CGN Market Report: Oil Near $100 Tests Stock Rally as AI Trade Keeps Buyers Engaged
Investors weigh higher crude, Gulf risk and a still-powerful AI equity theme.
NEW YORK | The market story Wednesday was a tug-of-war between geopolitical risk and the continuing AI trade, with Reuters reporting that oil prices rose toward $100 while global stocks softened and technology-linked enthusiasm remained resilient.
Reuters reported that Europe's STOXX 600 slipped and U.S. S&P 500 futures edged lower as renewed Gulf hostilities pushed energy prices up. Brent crude was reported near $98 a barrel, a level that places fuel costs, inflation expectations and central-bank policy back into the same conversation.

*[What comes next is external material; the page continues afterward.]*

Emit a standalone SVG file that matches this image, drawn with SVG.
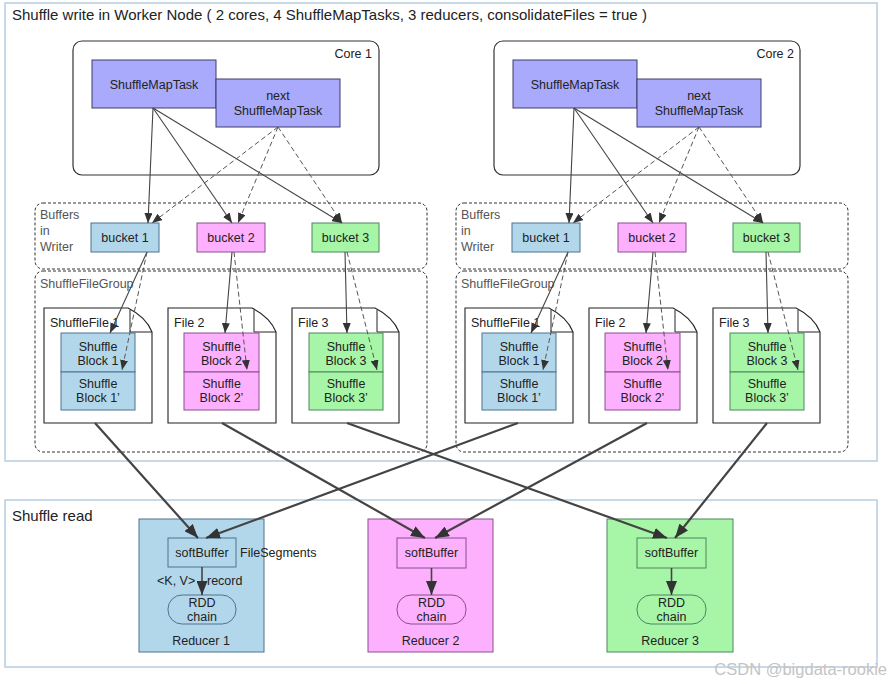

The pressure point is not only the daily oil price. If the Strait of Hormuz remains disrupted, investors have to consider shipping delays, insurance costs, inventory drawdowns and how long consumers and businesses can absorb higher energy prices.
At the same time, Reuters reported that the AI theme continued to support parts of the market, with chip-linked names and Asian technology shares drawing buyers even as oil and currencies reflected caution. That split market is important: investors are not abandoning risk uniformly; they are rotating toward narratives they believe can withstand macro pressure.
The risk is that both stories cannot rise forever without conflict. Higher oil can lift inflation and reduce the room for central banks to ease. Higher rates, in turn, can challenge richly valued technology shares, particularly if earnings expectations get too far ahead of reality.
Today's market map therefore remains conditional: AI can support indexes, but energy shocks can still reprice the economic backdrop quickly.
Additional Reporting By: Reuters Markets; Reuters; CGN News Staff
What this means
For investors and businesses, the key watch items are oil, shipping headlines, inflation data and whether AI-linked earnings keep validating high expectations. This is not investment advice; it is a risk map for a market reacting to competing forces.